Does anyone have any ideas how I could use that to obtain financing for my buy and hold business.
Thanks
Bart
Most Popular Reply
Look your gas station for $2M no offense is a bad deal at best you're talking a 3% NNN cap rate. I own alot of gas stations, I have one where the tenant pays me $12,300/mo in rent and I have it listed for $2.75M and thats double the rent you have and in a high traffic area of 50,000 CPD. You're selling just the property right, not the business?
Either way even at a high 5% cap rate your stake is more like $630k and realistically being in that business myself I'd say your stake is worth more like $400-500k. I own some really big stores, the kind of store you're talking about isn't even a large store from the price you're mentioning.
Im assuming under 2 acres and under 5000 sq ft store? Business wise I assume the guy doesn't even sell 100k gallons a month at that price?
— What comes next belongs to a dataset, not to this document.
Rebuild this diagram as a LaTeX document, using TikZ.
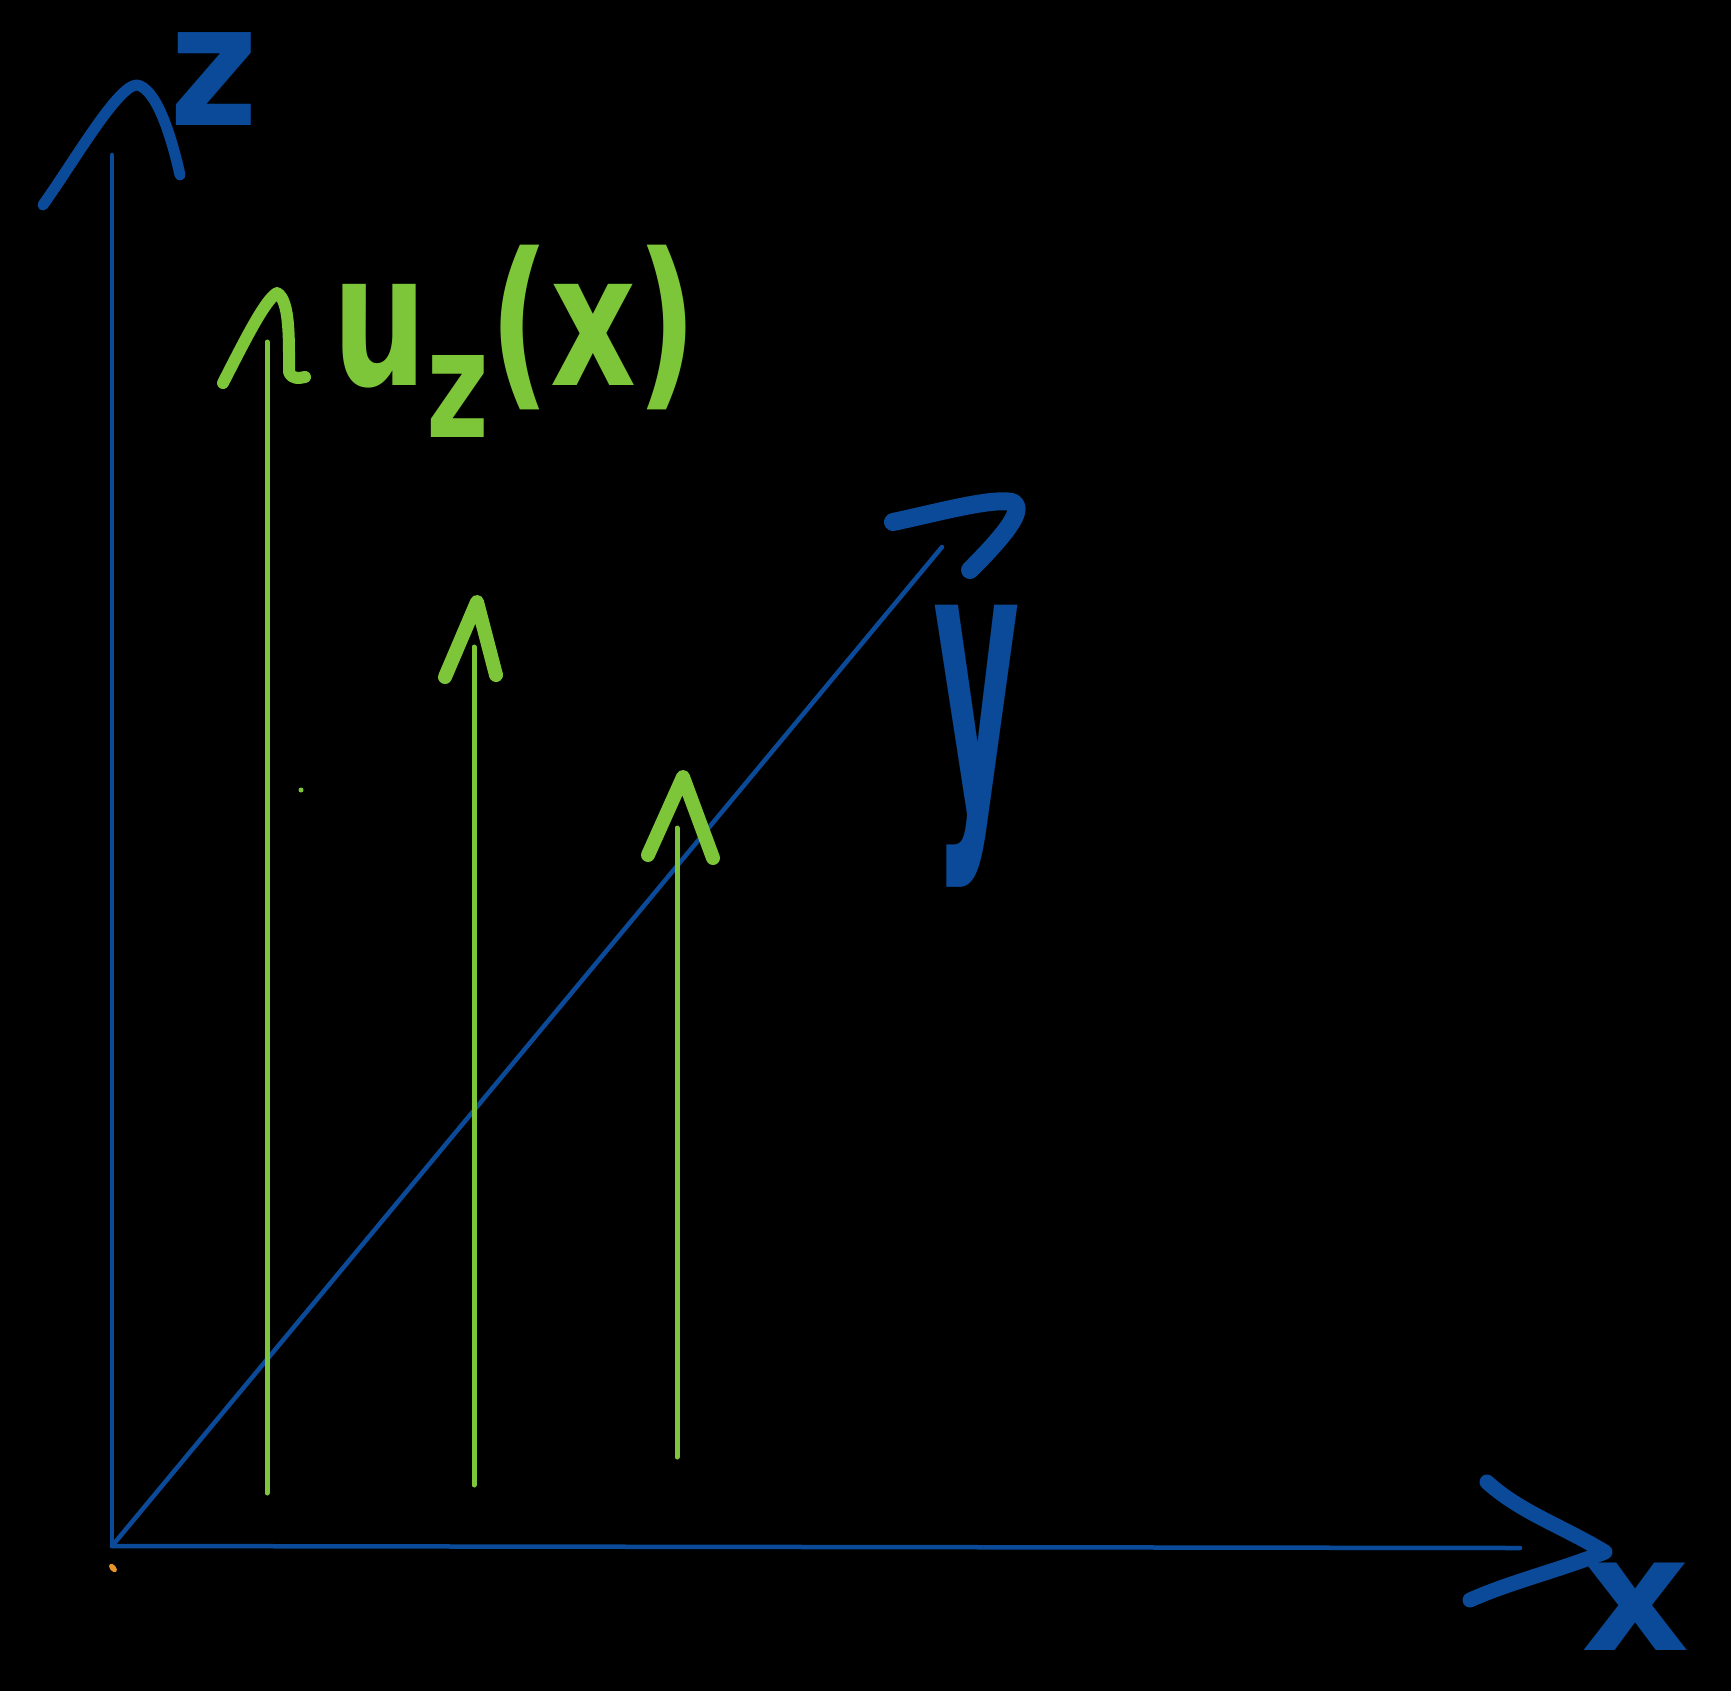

Under $100k/mo grocery sales?
Sunoco isn't one of the brands people want when buying stores: shell,exxon,chevron are what the big buyers want, I own multiple shell myself and I wouldn't touch a sunoco,valero,7-11, etc
Best of luck but the cap rates your mentioning just dont work with a gas station. 3% is more like a walgreens in a super prime location, not a sunoco gas station
Why not just have the tenant arrange the financing since he knows what the business is worth, surely he would pay more than anyone else. I've owner financed to tenants in the past when sales weren't probably, you get a higher interest rate and they're willing to pay more + you have a history together. I think that may be your best option. You really can't value 20 years of rent the way you are bc in 20 years $2,650 will be peanuts, its already not much today, the time value of money has to be discounted drastically when doing future valuations.